Written instruction: Leave out the pictures and reproduce all of the data exactly.

::::

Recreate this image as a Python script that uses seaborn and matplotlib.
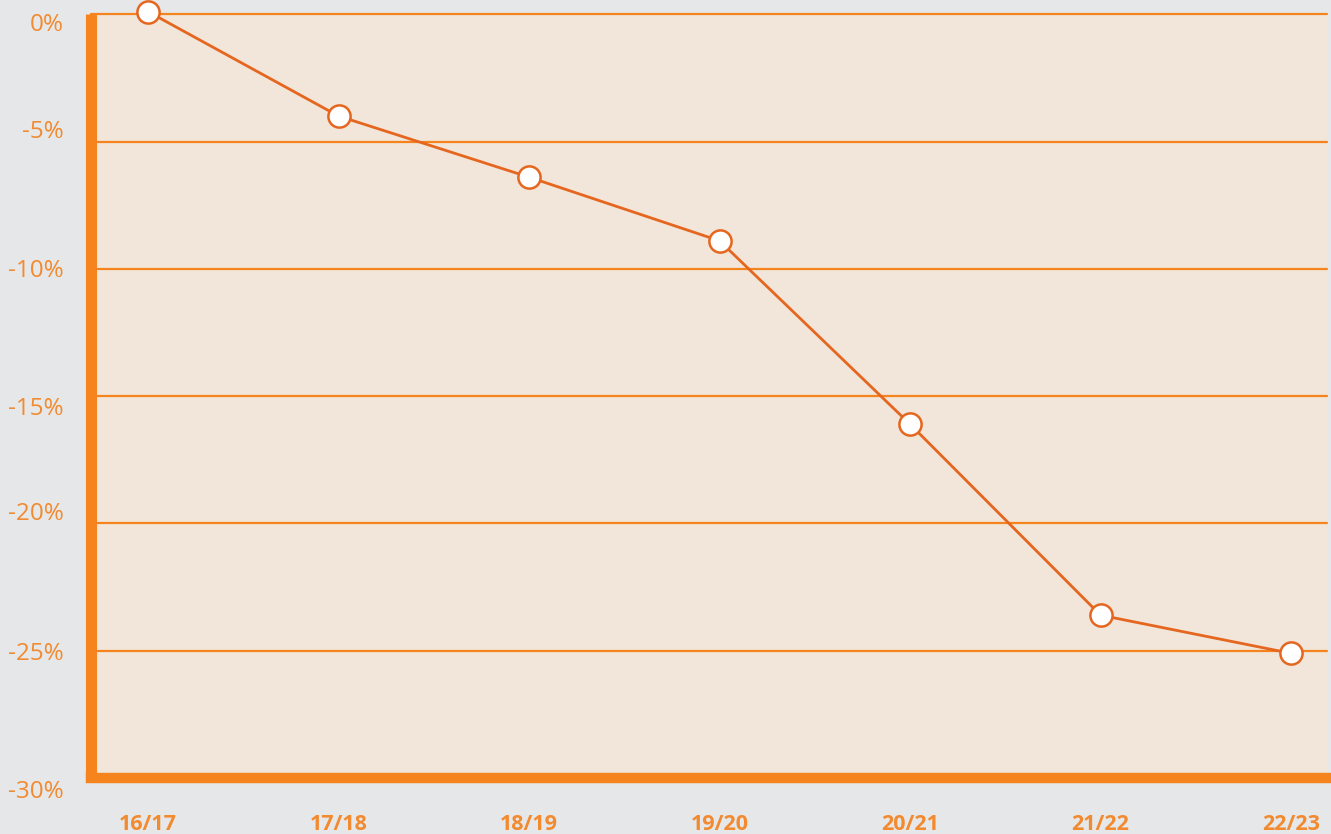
import pandas as pd
import matplotlib.pyplot as plt
import matplotlib.transforms as mtransforms
import seaborn as sns

# Data
years = ["16/17", "17/18", "18/19", "19/20", "20/21", "21/22", "22/23"]
change = [0.1, -4.0, -6.4, -8.9, -16.1, -23.6, -25.1]
yticks = [0, -5, -10, -15, -20, -25, -30]
ytick_labels = ["0%", "-5%", "-10%", "-15%", "-20%", "-25%", "-30%"]

df = pd.DataFrame({"pos": range(len(years)), "change": change})

sns.set_theme(style="white")
plt.rcParams["font.family"] = ["Open Sans", "DejaVu Sans"]

orange = "#f5841f"
line_col = "#e5661f"
label_col = "#f28a30"

fig = plt.figure(figsize=(13.31, 8.34), dpi=100, facecolor="#e6e7e8")
ax = fig.add_axes([0.0687, 0.067, 0.9283, 0.916])
ax.set_facecolor("#f2e6da")

sns.lineplot(data=df, x="pos", y="change", ax=ax, color=line_col, linewidth=2,
             marker="o", markersize=16, markerfacecolor="white",
             markeredgecolor=line_col, markeredgewidth=1.8, clip_on=False, zorder=5)

ax.set_ylim(-30, 0)
ax.set_xlim(-0.297, 6.189)
ax.set_yticks(yticks)
ax.set_yticklabels(ytick_labels)
ax.set_xticks(range(len(years)))
ax.set_xticklabels(years)
ax.set_xlabel("")
ax.set_ylabel("")

for v in yticks[:-1]:
    ax.axhline(v, color=orange, linewidth=1.6, zorder=1, clip_on=False)

for side in ["top", "right"]:
    ax.spines[side].set_visible(False)
ax.spines["left"].set_color(orange)
ax.spines["left"].set_linewidth(8)
ax.spines["left"].set_capstyle("butt")
ax.spines["bottom"].set_color(orange)
ax.spines["bottom"].set_linewidth(7.5)
ax.spines["bottom"].set_capstyle("projecting")

ax.tick_params(axis="y", length=0, pad=20, labelsize=17.5, labelcolor=label_col)
ax.tick_params(axis="x", length=0, pad=26, labelsize=15.5, labelcolor=label_col)
for t in ax.get_xticklabels():
    t.set_fontweight("bold")

# the y labels in the original sit slightly off their gridlines
label_shift = [-8, 13, 1, -10, 12, 0, -11]
for t, dy in zip(ax.get_yticklabels(), label_shift):
    t.set_transform(t.get_transform() +
                    mtransforms.ScaledTranslation(0, dy / 100, fig.dpi_scale_trans))

fig.savefig("out.png", dpi=100, facecolor=fig.get_facecolor())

::::

Complete answer:
Recreate this image as a Python script that uses seaborn and matplotlib.
import pandas as pd
import matplotlib.pyplot as plt
import matplotlib.transforms as mtransforms
import seaborn as sns

# Data
years = ["16/17", "17/18", "18/19", "19/20", "20/21", "21/22", "22/23"]
change = [0.1, -4.0, -6.4, -8.9, -16.1, -23.6, -25.1]
yticks = [0, -5, -10, -15, -20, -25, -30]
ytick_labels = ["0%", "-5%", "-10%", "-15%", "-20%", "-25%", "-30%"]

df = pd.DataFrame({"pos": range(len(years)), "change": change})

sns.set_theme(style="white")
plt.rcParams["font.family"] = ["Open Sans", "DejaVu Sans"]

orange = "#f5841f"
line_col = "#e5661f"
label_col = "#f28a30"

fig = plt.figure(figsize=(13.31, 8.34), dpi=100, facecolor="#e6e7e8")
ax = fig.add_axes([0.0687, 0.067, 0.9283, 0.916])
ax.set_facecolor("#f2e6da")

sns.lineplot(data=df, x="pos", y="change", ax=ax, color=line_col, linewidth=2,
             marker="o", markersize=16, markerfacecolor="white",
             markeredgecolor=line_col, markeredgewidth=1.8, clip_on=False, zorder=5)

ax.set_ylim(-30, 0)
ax.set_xlim(-0.297, 6.189)
ax.set_yticks(yticks)
ax.set_yticklabels(ytick_labels)
ax.set_xticks(range(len(years)))
ax.set_xticklabels(years)
ax.set_xlabel("")
ax.set_ylabel("")

for v in yticks[:-1]:
    ax.axhline(v, color=orange, linewidth=1.6, zorder=1, clip_on=False)

for side in ["top", "right"]:
    ax.spines[side].set_visible(False)
ax.spines["left"].set_color(orange)
ax.spines["left"].set_linewidth(8)
ax.spines["left"].set_capstyle("butt")
ax.spines["bottom"].set_color(orange)
ax.spines["bottom"].set_linewidth(7.5)
ax.spines["bottom"].set_capstyle("projecting")

ax.tick_params(axis="y", length=0, pad=20, labelsize=17.5, labelcolor=label_col)
ax.tick_params(axis="x", length=0, pad=26, labelsize=15.5, labelcolor=label_col)
for t in ax.get_xticklabels():
    t.set_fontweight("bold")

# the y labels in the original sit slightly off their gridlines
label_shift = [-8, 13, 1, -10, 12, 0, -11]
for t, dy in zip(ax.get_yticklabels(), label_shift):
    t.set_transform(t.get_transform() +
                    mtransforms.ScaledTranslation(0, dy / 100, fig.dpi_scale_trans))

fig.savefig("out.png", dpi=100, facecolor=fig.get_facecolor())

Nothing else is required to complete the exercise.